B::Concise is making naive assumptions about perl's sanity again. Try this, for example:

perl -MO=Concise -e 'my @x; @x=2;' |less

The variable name ("@x") is followed by all kinds of weird binary data, because B::Concise believed perl when it gave the length of the string, not suspecting for a moment that the slot which ordinarily holds the length happens to be used for devil-worship in this situation.

This is, as Stephen McCamant explained, related to a clever optimization to allow both

    ($a, $b) = ($c, $d);


    ($a, $b) = ($b, $a);

to both work - in the second case, Perl needs to use a temporary variable to swap the values over. It determines whether or not the left-hand and right-hand sides have elements in common by "marking" each element, and that's what the devil-worship was for.

Robin realised that this meant that variables with very long names used in a list assignment would be truncated, so he fixed them up as well.

By now, however, Robin is unstoppable. He made B::Deparse give sensible output for variables which start with control characters such as $^WIDE_SYSTEM_CALLS. Realising this was a common problem, he made a B::GV::SAFENAME method to ensure the name was printable and converted all the B::* modules to use that. Good work!

But no, it doesn't end here. He fixed up B::* to cope with IVs that were actually UVs, B::Deparse handling of regular expressions, "${foo}bar" and binmode, and made it warning-clean.

By the end of the week, he was pleased to report that you can now run t/base/lex.t through B::Deparse and back through Perl, and all tests pass. Wow.

More on glob

Benjamin Sugars tried to speed up glob.

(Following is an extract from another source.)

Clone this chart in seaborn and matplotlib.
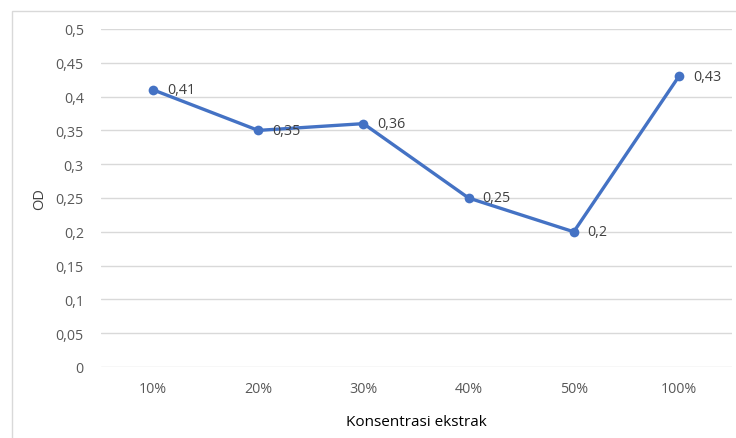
import matplotlib
matplotlib.use("Agg")
import matplotlib.pyplot as plt
import seaborn as sns
import pandas as pd
from matplotlib.ticker import FuncFormatter, MultipleLocator
from matplotlib.patches import Rectangle

categories = ["10%", "20%", "30%", "40%", "50%", "100%"]
od_values = [0.41, 0.35, 0.36, 0.25, 0.20, 0.43]
label_texts = ["0,41", "0,35", "0,36", "0,25", "0,2", "0,43"]

sns.set_theme(style="white")
plt.rcParams['font.family'] = ['Open Sans', 'DejaVu Sans']

df = pd.DataFrame({"Konsentrasi": categories, "OD": od_values})

fig = plt.figure(figsize=(7.36, 4.39), dpi=100)
fig.patch.set_facecolor("white")
# chart frame
fig.patches.append(Rectangle((12/736, -0.1), 1.0, (439-12)/439 + 0.1,
                             transform=fig.transFigure, fill=False,
                             edgecolor="#D9D9D9", linewidth=1.0))
ax = fig.add_axes([100.5/736, 71/439, 631/736, 338/439])

sns.lineplot(data=df, x="Konsentrasi", y="OD", ax=ax, sort=False,
             color="#4472C4", linewidth=2.4, marker="o", markersize=7,
             markeredgewidth=0, zorder=3)

for i, (v, t) in enumerate(zip(od_values, label_texts)):
    ax.annotate(t, (i, v), xytext=(10, 0), textcoords="offset points",
                ha="left", va="center", fontsize=10.3, color="#404040")

ax.set_xlim(-0.5, len(categories) - 0.5)
ax.set_ylim(0, 0.5)
ax.yaxis.set_major_locator(MultipleLocator(0.05))
ax.yaxis.set_major_formatter(FuncFormatter(lambda v, p: f"{round(v, 2):g}".replace(".", ",")))
ax.grid(axis="y", color="#D9D9D9", linewidth=1.0)
ax.grid(axis="x", visible=False)
for s in ax.spines.values():
    s.set_visible(False)
ax.tick_params(axis="both", length=0, labelsize=10.3, labelcolor="#595959")
ax.tick_params(axis="y", pad=12)
ax.tick_params(axis="x", pad=10)
ax.set_xlabel("Konsentrasi ekstrak", fontsize=11, color="#000000", labelpad=13)
ax.set_ylabel("OD", fontsize=10.5, color="#404040", labelpad=6)

fig.savefig("out.png", dpi=100, facecolor="white")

As you may or may not now, core's glob automagically loads up File::Glob and uses the glob function that that provides. Unfortunately, this also pulls in Exporter and all sorts of other modules. Benjamin rewrote File::Glob to avoid the compile-time dependencies on these modules, and fiddled the bit in the core (after a few false starts) which loads up the module to make it equivalent to use File::Glob (). He also documented load_module, which is the core function for magical module using.

Changes files in core

John Allen asked "does anyone else think it may be time to grant the voluminous ChangesX.XXX files in the standard perl distribution their own separately downloadable gzip file?" Well, as usual, some did and some didn't. The motivation for not doing so would be that it would not be necessary to download anything other than the Perl source tarball to understand the sources. Further, Jarkko pointed out that the Changes files describe patches that affect more than one file at once and wouldn't be sensibly documented in any single one of them.

Benjamin Sugars suggested moving them to a separate directory rather than getting rid of them altogether; Jarkko hinted that he wasn't going to go through the Perforce hell of moving files just for the sake of moving them.

John's eventual compromise was to keep them in the development sources for those people who want to hack on them, and remove them from the stable sources. This seems to suit everyone, but nobody said anything further.

How Magic and Ties Work

I provided a sample few sections from my forthcoming Perl Internals training course about how magic and ties work. Enjoy.


Olaf Flebbe turned in EPOC fixes before 5.6.1 went out, and Craig Berry updated README.vms while Peter Prymmer updated all sorts of other VMS things; Gisle came up with a neat patch to let

    @foo = do { ... };

propagate array context to the do block.

Paul Schinder came up with some OS X fixes for 5.6.1; apparently OS X's gcc isn't very gcc, and this caused the preprocessor to do weird things which broke [Errno].

John Peacock fixed up some bugs in Math::BigFloat found by Tom Roche but the only thanks he got was a discussion of the indentation style of the Perl sources. 8-wide tabs, 4 spaces, people. ( Russ says we should use spaces instead of tabs, but it's a bit late now.)

Jonathan Stowe tried to change something about $#; Sarathy suggested that this might break some ten year old code, even though the bug's been in there since forever...

The TIESLICE/ STORESLICE issue came back. The discussion produced more light than heat.

And finally... Dan Brian explained what happens if you cross Black and White with Perl5-Porters.